The Illinois Chapter of the American Academy of Matrimonial Lawyers and the Illinois State Bar Association filed a joint amici curie brief in the Goesel case supporting the Appellee/Contemnor position. The amici stresses that fees that have been paid to an attorney and which he or she has earned are the attorney’s property and do not meet the definition of “available” for disgorgement. This was reasoned by the First District in Altman, 2016 IL App (1st) 143076 ¶ 33, and in Third District in Goesel, 2017 IL App (3d) 150101, ¶ 27, and supported by the Illinois Rule of Professional Conduct 1.15(a) which authorizes an attorney to withdraw funds held in his/her client trust account “as fees are earned and expenses incurred.”) In addition, although Section 501 (c-1)(3) uses the phrase “previously paid” when referring to “retainer” and “interim payments” the amici focuses on the fact that any unused retainer or other payment must be refunded to the client. See Goesel, 2017 IL App (3d) 150101, ¶ 28, and 750 ILCS 5/508(f)(5) (divorce counsel may not require a non-refundable retainer fee, but must remit back any overpayment at the end of representation).
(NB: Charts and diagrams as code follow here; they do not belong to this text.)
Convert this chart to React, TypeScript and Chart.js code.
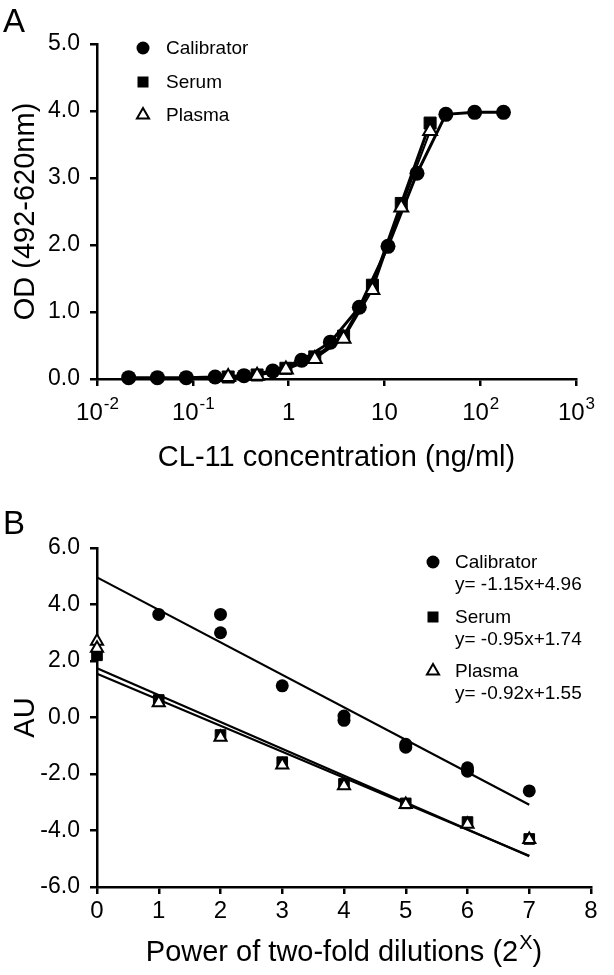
import React, { useEffect, useRef } from "react";
import { Chart, registerables } from "chart.js";

Chart.register(...registerables);

const FONT = "'Liberation Sans', Arial, Helvetica, sans-serif";

// ---------- Panel A data ----------
const calibratorConc = [0.0214, 0.0427, 0.0854, 0.171, 0.342, 0.684, 1.37, 2.73, 5.47, 10.9, 21.9, 43.8, 87.5, 175];
const calibratorOD = [0.02, 0.02, 0.02, 0.03, 0.05, 0.12, 0.28, 0.55, 1.07, 1.98, 3.07, 3.95, 3.98, 3.98];
const sampleConc = [0.234, 0.469, 0.9375, 1.875, 3.75, 7.5, 15, 30];
const serumOD = [0.03, 0.06, 0.16, 0.33, 0.64, 1.4, 2.62, 3.82];
const plasmaOD = [0.03, 0.05, 0.14, 0.3, 0.6, 1.33, 2.56, 3.7];
const xTicksA = [0.01, 0.1, 1, 10, 100, 1000];
const legendA = ["Calibrator", "Serum", "Plasma"];

// ---------- Panel B data ----------
const calibratorX = [1, 2, 2, 3, 4, 4, 5, 5, 6, 6, 7];
const calibratorAU = [3.65, 3.65, 3.0, 1.12, 0.05, -0.1, -0.95, -1.05, -1.78, -1.9, -2.6];
const serumX = [0, 1, 2, 3, 4, 5, 6, 7];
const serumAU = [2.2, 0.62, -0.62, -1.58, -2.35, -3.04, -3.7, -4.3];
const plasmaX = [0, 0, 1, 2, 3, 4, 5, 6, 7];
const plasmaAU = [2.7, 2.45, 0.52, -0.7, -1.68, -2.42, -3.08, -3.78, -4.32];
const fitX = [0, 7];
const calibratorFit = [4.96, -3.09];
const serumFit = [1.74, -4.91];
const plasmaFit = [1.55, -4.89];
const legendB = ["Calibrator", "Serum", "Plasma"];
const equationsB = ["y= -1.15x+4.96", "y= -0.95x+1.74", "y= -0.92x+1.55"];

const pts = (xs: number[], ys: number[]) => xs.map((x, i) => ({ x, y: ys[i] }));

function drawMarker(ctx: CanvasRenderingContext2D, kind: string, x: number, y: number, s: number) {
  ctx.save();
  ctx.fillStyle = "#000";
  ctx.strokeStyle = "#000";
  ctx.lineWidth = 2;
  if (kind === "circle") {
    ctx.beginPath();
    ctx.arc(x, y, s, 0, Math.PI * 2);
    ctx.fill();
  } else if (kind === "rect") {
    ctx.fillRect(x - s, y - s, 2 * s, 2 * s);
  } else {
    const r = s;
    ctx.beginPath();
    ctx.moveTo(x, y - r);
    ctx.lineTo(x + r * 0.866, y + r * 0.5);
    ctx.lineTo(x - r * 0.866, y + r * 0.5);
    ctx.closePath();
    ctx.fillStyle = "#fff";
    ctx.fill();
    ctx.stroke();
  }
  ctx.restore();
}

const axisGrid = {
  drawOnChartArea: false,
  drawTicks: true,
  tickLength: 7,
  color: "#000",
  lineWidth: 2.5,
};
const axisBorder = { display: true, color: "#000", width: 2.5 };

function PanelA() {
  const ref = useRef<HTMLCanvasElement>(null);
  useEffect(() => {
    const decor = {
      id: "decorA",
      afterDraw(chart: any) {
        const ctx: CanvasRenderingContext2D = chart.ctx;
        const xs = chart.scales.x;
        ctx.save();
        ctx.fillStyle = "#000";
        ctx.textBaseline = "alphabetic";
        ctx.textAlign = "left";
        ctx.font = `33px ${FONT}`;
        ctx.fillText("A", 3, 32);
        // x tick labels (powers of ten)
        xTicksA.forEach((v) => {
          const px = xs.getPixelForValue(v);
          const e = Math.round(Math.log10(v));
          ctx.textAlign = "left";
          if (e === 0 || e === 1) {
            ctx.font = `24px ${FONT}`;
            const t = e === 0 ? "1" : "10";
            const w = ctx.measureText(t).width;
            ctx.fillText(t, px - w / 2, 420);
          } else {
            ctx.font = `24px ${FONT}`;
            const wb = ctx.measureText("10").width;
            ctx.font = `17px ${FONT}`;
            const es = String(e);
            const we = ctx.measureText(es).width;
            const start = px - (wb + we) / 2;
            ctx.font = `24px ${FONT}`;
            ctx.fillText("10", start, 420);
            ctx.font = `17px ${FONT}`;
            ctx.fillText(es, start + wb + 1, 409);
          }
        });
        // legend
        const kinds = ["circle", "rect", "triangle"];
        const ys = [48, 82, 115];
        ctx.font = `19px ${FONT}`;
        ctx.textBaseline = "middle";
        ctx.textAlign = "left";
        legendA.forEach((name, i) => {
          drawMarker(ctx, kinds[i], 143, ys[i], i === 0 ? 6.5 : i === 1 ? 5.5 : 7);
          ctx.fillStyle = "#000";
          ctx.fillText(name, 166, ys[i] + 1);
        });
        ctx.restore();
      },
    };
    const chart = new Chart(ref.current as HTMLCanvasElement, {
      type: "scatter",
      data: {
        datasets: [
          {
            label: "Plasma",
            data: pts(sampleConc, plasmaOD),
            showLine: true,
            borderColor: "#000",
            borderWidth: 2,
            pointStyle: "triangle",
            pointRadius: 8,
            pointBackgroundColor: "#fff",
            pointBorderColor: "#000",
            pointBorderWidth: 2,
            clip: false,
          },
          {
            label: "Serum",
            data: pts(sampleConc, serumOD),
            showLine: true,
            borderColor: "#000",
            borderWidth: 3,
            pointStyle: "rect",
            pointRadius: 8.5,
            pointBackgroundColor: "#000",
            pointBorderColor: "#000",
            pointBorderWidth: 1,
            clip: false,
          },
          {
            label: "Calibrator",
            data: pts(calibratorConc, calibratorOD),
            showLine: true,
            borderColor: "#000",
            borderWidth: 3,
            pointStyle: "circle",
            pointRadius: 7.5,
            pointBackgroundColor: "#000",
            pointBorderColor: "#000",
            pointBorderWidth: 0,
            clip: false,
          },
        ],
      } as any,
      options: {
        responsive: false,
        animation: false,
        devicePixelRatio: 1,
        layout: { padding: { left: 0, top: 44, right: 38, bottom: 0 } },
        plugins: { legend: { display: false }, tooltip: { enabled: false } },
        scales: {
          x: {
            type: "logarithmic",
            min: 0.01,
            max: 1000,
            afterBuildTicks: (s: any) => {
              s.ticks = xTicksA.map((v) => ({ value: v }));
            },
            afterFit: (s: any) => {
              s.height = 108;
              s.paddingLeft = 0;
              s.paddingRight = 0;
            },
            ticks: { display: false },
            grid: axisGrid,
            border: axisBorder,
            title: {
              display: true,
              text: "CL-11 concentration (ng/ml)",
              color: "#000",
              font: { family: FONT, size: 29 },
              padding: { top: 0, bottom: 12 },
            },
          },
          y: {
            min: 0,
            max: 5,
            afterFit: (s: any) => {
              s.width = 97;
              s.paddingTop = 0;
              s.paddingBottom = 0;
            },
            ticks: {
              stepSize: 1,
              callback: (v: any) => Number(v).toFixed(1),
              color: "#000",
              font: { family: FONT, size: 23 },
              padding: 10,
            },
            grid: axisGrid,
            border: axisBorder,
            title: {
              display: true,
              text: "OD (492-620nm)",
              color: "#000",
              font: { family: FONT, size: 29 },
              padding: { top: 9, bottom: 0 },
            },
          },
        },
      } as any,
      plugins: [decor],
    });
    return () => chart.destroy();
  }, []);
  return (
    <canvas
      ref={ref}
      width={614}
      height={487}
      style={{ position: "absolute", left: 0, top: 0, width: 614, height: 487 }}
    />
  );
}

function PanelB() {
  const ref = useRef<HTMLCanvasElement>(null);
  useEffect(() => {
    const decor = {
      id: "decorB",
      afterDraw(chart: any) {
        const ctx: CanvasRenderingContext2D = chart.ctx;
        const xs = chart.scales.x;
        ctx.save();
        ctx.fillStyle = "#000";
        ctx.textBaseline = "alphabetic";
        ctx.textAlign = "left";
        ctx.font = `33px ${FONT}`;
        ctx.fillText("B", 3, 47);
        // x-axis title with superscript
        const mainT = "Power of two-fold dilutions (2";
        ctx.font = `29px ${FONT}`;
        const w1 = ctx.measureText(mainT).width;
        const w3 = ctx.measureText(")").width;
        ctx.font = `20px ${FONT}`;
        const w2 = ctx.measureText("X").width;
        const cx = (xs.left + xs.right) / 2;
        const start = cx - (w1 + w2 + w3 + 1) / 2;
        const base = 474;
        ctx.font = `29px ${FONT}`;
        ctx.fillText(mainT, start, base);
        ctx.font = `20px ${FONT}`;
        ctx.fillText("X", start + w1 + 1, base - 12);
        ctx.font = `29px ${FONT}`;
        ctx.fillText(")", start + w1 + w2 + 1, base);
        // legend
        const kinds = ["circle", "rect", "triangle"];
        const ys = [75, 130, 184];
        ctx.font = `19px ${FONT}`;
        ctx.textBaseline = "middle";
        legendB.forEach((name, i) => {
          drawMarker(ctx, kinds[i], 433, ys[i], i === 0 ? 6.5 : i === 1 ? 5.5 : 7);
          ctx.fillStyle = "#000";
          ctx.fillText(name, 455, ys[i] + 1);
          ctx.fillText(equationsB[i], 455, ys[i] + 23);
        });
        ctx.restore();
      },
    };
    const fitStyle = {
      showLine: true,
      borderColor: "#000",
      borderWidth: 2.2,
      pointRadius: 0,
      clip: false,
    };
    const chart = new Chart(ref.current as HTMLCanvasElement, {
      type: "scatter",
      data: {
        datasets: [
          {
            label: "Plasma",
            data: pts(plasmaX, plasmaAU),
            pointStyle: "triangle",
            pointRadius: 7,
            pointBackgroundColor: "#fff",
            pointBorderColor: "#000",
            pointBorderWidth: 2,
            clip: false,
          },
          {
            label: "Serum",
            data: pts(serumX, serumAU),
            pointStyle: "rect",
            pointRadius: 7.5,
            pointBackgroundColor: "#000",
            pointBorderColor: "#000",
            pointBorderWidth: 1,
            clip: false,
          },
          {
            label: "Calibrator",
            data: pts(calibratorX, calibratorAU),
            pointStyle: "circle",
            pointRadius: 6.5,
            pointBackgroundColor: "#000",
            pointBorderColor: "#000",
            pointBorderWidth: 0,
            clip: false,
          },
          { label: "Calibrator fit", data: pts(fitX, calibratorFit), ...fitStyle },
          { label: "Serum fit", data: pts(fitX, serumFit), ...fitStyle },
          { label: "Plasma fit", data: pts(fitX, plasmaFit), ...fitStyle },
        ],
      } as any,
      options: {
        responsive: false,
        animation: false,
        devicePixelRatio: 1,
        layout: { padding: { left: 0, top: 61, right: 23, bottom: 0 } },
        plugins: { legend: { display: false }, tooltip: { enabled: false } },
        scales: {
          x: {
            type: "linear",
            min: 0,
            max: 8,
            afterFit: (s: any) => {
              s.height = 88;
              s.paddingLeft = 0;
              s.paddingRight = 0;
            },
            ticks: {
              stepSize: 1,
              color: "#000",
              font: { family: FONT, size: 24 },
              padding: 3,
            },
            grid: axisGrid,
            border: axisBorder,
          },
          y: {
            min: -6,
            max: 6,
            afterFit: (s: any) => {
              s.width = 97;
              s.paddingTop = 0;
              s.paddingBottom = 0;
            },
            ticks: {
              stepSize: 2,
              callback: (v: any) => Number(v).toFixed(1),
              color: "#000",
              font: { family: FONT, size: 23 },
              padding: 10,
            },
            grid: axisGrid,
            border: axisBorder,
            title: {
              display: true,
              text: "AU",
              color: "#000",
              font: { family: FONT, size: 29 },
              padding: { top: 9, bottom: 0 },
            },
          },
        },
      } as any,
      plugins: [decor],
    });
    return () => chart.destroy();
  }, []);
  return (
    <canvas
      ref={ref}
      width={614}
      height={488}
      style={{ position: "absolute", left: 0, top: 487, width: 614, height: 488 }}
    />
  );
}

export default function App() {
  return (
    <div style={{ position: "absolute", left: 0, top: 0, width: 614, height: 975, background: "#fff" }}>
      <PanelA />
      <PanelB />
    </div>
  );
}
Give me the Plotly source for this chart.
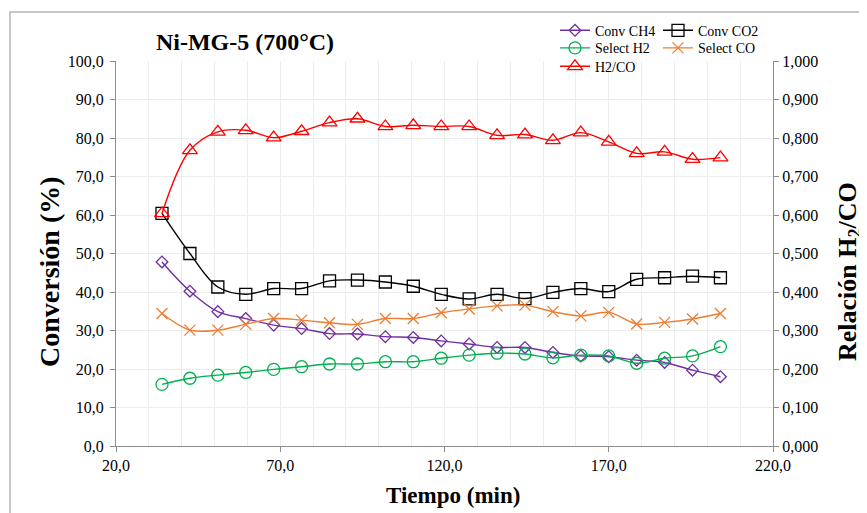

Therefore, a retainer or interim payment to an attorney is “paid” but it is really a “prepaid credit that ensures payment when he earns the fee in the future.” Amici Brief filed in In re Marriage Goesel, Case No. 122046, P 8. It should be noted that the amici also “part ways” with the Goesel court’s “notice” holding allowing for disgorgement of fees after notice has been given of an interim fee award reasoning that the statutory authority that the Appellate Court relied on in determining this “notice” provision, namely Section 510(a) of the Illinois Marriage and Dissolution of Marriage Act that modifies maintenance and child support only as to “installments accruing subsequent to due notice by the moving party of the filing of the motion for modification,” has no reference and no effect on an attorney fee award.
On September 20, 2017, the Illinois Supreme Court will decide the Goesel matter, which will forever shape the future of interim fee awards in dissolution proceedings and will directly impact how divorce attorneys handle payments from their clients.